Abus de confiance, c’est la question qui taraude le plus la communauté des intermédiaires, surtout depuis l’entrée en vigueur (avril 2016) de la nouvelle circulaire de l’Acaps relative à l’encaissement des primes d’assurance. La prime désormais considérée comme encaissée dès l’octroi de l’attestation aux assurés, l’application de la circulaire devrait naturellement se traduire par une suppression des facilités de paiement historiquement accordées à la clientèle (règlement fractionné via des chèques, etc.). À défaut de reverser les primes aux compagnies dans les délais impartis (avant le 15 de chaque mois), les courtiers et agents tombent automatiquement sous le coup du Code pénal (voir article 547) et risquent ainsi la prison. «Nous sommes tous en liberté provisoire», ironise Bounoual, en rappelant qu’en marge de la promulgation de ladite circulaire, près de 90% des intermédiaires avaient signé un protocole dans lequel ils reconnaissent avoir encaissé une part des primes à reverser aux compagnies, laquelle reconnaissance est aujourd’hui qualifiée d’abus de confiance par les compagnies, à en croire l’Umac. Les intermédiaires se sentent ainsi «lésés, victimes d’un rapport de force qui penche en faveur des compagnies d’assurances».

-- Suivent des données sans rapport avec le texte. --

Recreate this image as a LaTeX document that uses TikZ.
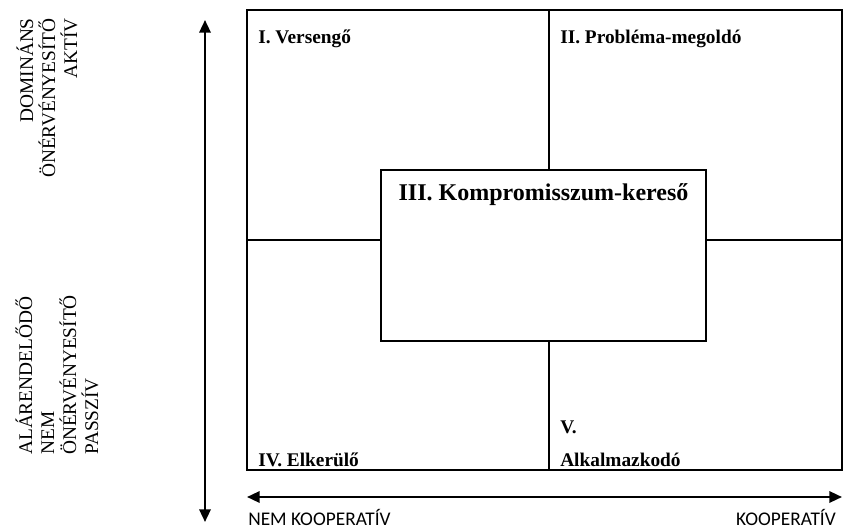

Invité à apporter un éclairage juridique sur cette notion d’abus de confiance, l’Ex-bâtonnier, Abdelkbir Tabih, reconnaît le caractère injuste de cette sanction destinée aux crimes à effet nuisible et qui, à ses yeux, ne correspond pas à la nature de l’activité des intermédiaires, eu égard au rôle qui leur est dévolu en matière de collecte de primes et d’impôts au profit des compagnies de la collectivité et de l’économie nationale de manière générale.

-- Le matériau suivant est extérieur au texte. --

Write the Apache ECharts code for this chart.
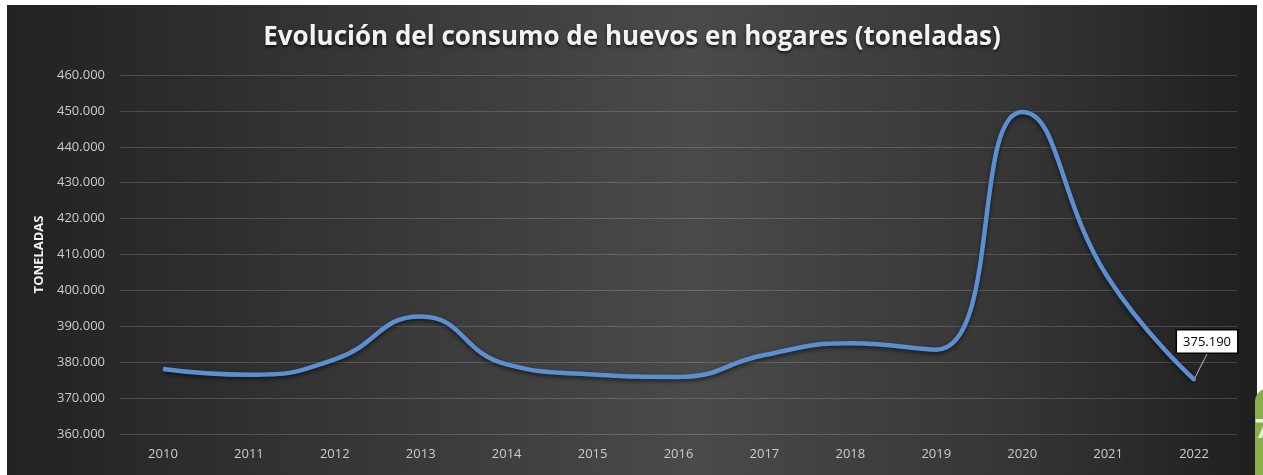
<!DOCTYPE html>
<html>
<head>
<meta charset="utf-8">
<script src="https://cdn.jsdelivr.net/npm/echarts@6/dist/echarts.min.js"></script>
<style>
  html, body { margin: 0; padding: 0; background: #fff; width: 1263px; height: 475px; overflow: hidden; }
  #chart { position: absolute; left: 7px; top: 5px; width: 1250px; height: 470px; }
  .tab { position: absolute; left: 1255px; top: 388px; width: 30px; height: 95px; background: #8aae4b;
         border-radius: 14px 0 0 0; overflow: hidden; }
  .tab span { position: absolute; left: 0px; top: 22px; font: bold 26px "Open Sans", sans-serif; color: #e8f0d8; }
</style>
</head>
<body>
<div id="chart"></div>
<div class="tab"><span>7</span></div>
<script>
// datos (toneladas)
var years = ['2010','2011','2012','2013','2014','2015','2016','2017','2018','2019','2020','2021','2022'];
var consumo = [378100, 376500, 380800, 392700, 379400, 376600, 375900, 382000, 385300, 383500, 449700, 403500, 375190];
var titulo = 'Evolución del consumo de huevos en hogares (toneladas)';

function fmt(v) {
    return Math.round(v).toString().replace(/\B(?=(\d{3})+(?!\d))/g, '.');
}

var chart = echarts.init(document.getElementById('chart'));

var puntos = consumo.map(function (v, i) {
    if (i === consumo.length - 1) {
        return {
            value: v,
            symbol: 'circle',
            symbolSize: 4,
            label: {
                show: true,
                position: 'top',
                formatter: function (p) { return fmt(p.value); },
                backgroundColor: '#fff',
                borderColor: '#000',
                borderWidth: 1.5,
                padding: [5, 6, 4, 6],
                color: '#000',
                fontFamily: 'Open Sans',
                fontSize: 13
            }
        };
    }
    return v;
});

chart.setOption({
    backgroundColor: {
        type: 'linear', x: 0, y: 0, x2: 1, y2: 0,
        colorStops: [
            { offset: 0, color: '#222222' },
            { offset: 0.3, color: '#383838' },
            { offset: 0.55, color: '#4a4a4a' },
            { offset: 0.8, color: '#363636' },
            { offset: 1, color: '#1f1f1f' }
        ]
    },
    title: {
        text: titulo,
        left: 'center',
        top: 15,
        textStyle: {
            color: '#f2f2f2',
            fontFamily: 'Open Sans',
            fontWeight: 'bold',
            fontSize: 26,
            textShadowColor: 'rgba(0,0,0,0.7)',
            textShadowBlur: 3,
            textShadowOffsetY: 2
        }
    },
    grid: { left: 113, right: 20, top: 70, bottom: 41 },
    xAxis: {
        type: 'category',
        data: years,
        boundaryGap: true,
        axisLine: { show: false },
        axisTick: { show: false },
        axisLabel: { color: '#cccccc', fontFamily: 'Open Sans', fontSize: 13, margin: 14 }
    },
    yAxis: {
        type: 'value',
        min: 360000,
        max: 460000,
        interval: 10000,
        name: 'TONELADAS',
        nameLocation: 'middle',
        nameGap: 74,
        nameTextStyle: { color: '#f2f2f2', fontFamily: 'Open Sans', fontWeight: 'bold', fontSize: 13 },
        axisLine: { show: false },
        axisTick: { show: false },
        axisLabel: { color: '#cccccc', fontFamily: 'Open Sans', fontSize: 13, margin: 15, formatter: fmt },
        splitLine: { lineStyle: { color: 'rgba(255,255,255,0.16)', width: 1 } }
    },
    series: [{
        type: 'line',
        data: puntos,
        smooth: 0.5,
        showSymbol: true,
        symbol: 'none',
        lineStyle: {
            color: '#5b8fd2',
            width: 4.5,
            shadowColor: 'rgba(0,0,0,0.6)',
            shadowBlur: 4,
            shadowOffsetY: 2
        },
        itemStyle: { color: '#5b8fd2' },
        labelLayout: { dx: 13, dy: -20 },
        labelLine: { show: true, lineStyle: { color: '#bbbbbb', width: 1 } },
        animation: false
    }]
});
</script>
</body>
</html>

Les débats juridiques de la rencontre de Casablanca ont révélé deux versions opposées. D’une part, celle évoquée par Tabih qui remet en cause l’abus de confiance en cas d’encaissement de la prime, en faisant appel au contexte concurrentiel dans lequel opèrent les courtiers et agents et qui, pour la plupart, n’arrivent pas à couvrir leur charge et se voient ainsi contraints de puiser dans les primes. D’autre part, la version évoquée par les membres de l’Umac qui tentent de rejeter le fondement juridique d’un abus de confiance en l’absence d’encaissement, car pour rester compétitifs, arguent-ils, ils seraient obligés d’offrir des facilités de paiement, quitte à réduire au maximum le niveau de la commission, au point d’accorder des fois la gratuité à leurs clients premium (la gratuité enfreint la loi de la concurrence, prévient Tabih).
La contestation s’organise
Face à cette confusion, l’ex-bâtonnier n’y va pas par quatre chemins et n’hésite pas à révéler le fin mot de l’histoire. Pour résoudre ce problème, dit-il, la réponse ne se trouve pas dans le tribunal, mais exige de mener une action de lobbying auprès des compagnies d’assurances et du ministère des Finances. L’avocat propose de négocier une charte encadrant la relation entre les intermédiaires et les compagnies d’assurances, qui laisse une marge de manœuvre adaptée au vécu quotidien des distributeurs de produits d’assurances. Au fil des discussions, les membres de l’Umac ont convenu de recenser les agents et courtiers en difficulté et/ou en contentieux, qui risquent d’être poursuivis pour abus de confiance, en vue de soumettre leurs dossiers à l’autorité de régulation.
«Quiconque de mauvaise foi détourne ou dissipe au préjudice des propriétaires, possesseurs ou détenteurs, soit des effets, des deniers ou marchandises, soit des billets, quittances, écrits de toute nature contenant ou opérant obligations ou décharges et qui lui avaient été remis à la condition de les rendre ou d’en faire un usage ou un emploi déterminé, est coupable d’abus de confiance et puni de l’emprisonnement de six mois à trois ans et d’une amende de 200 à 2.000 dirhams.
Si le préjudice subi est de faible valeur, la durée de la peine d’emprisonnement sera d’un mois à deux ans et l’amende de 200 à 250 dirhams sous réserve de l’application des causes d’aggravation prévues aux articles 549 et 550».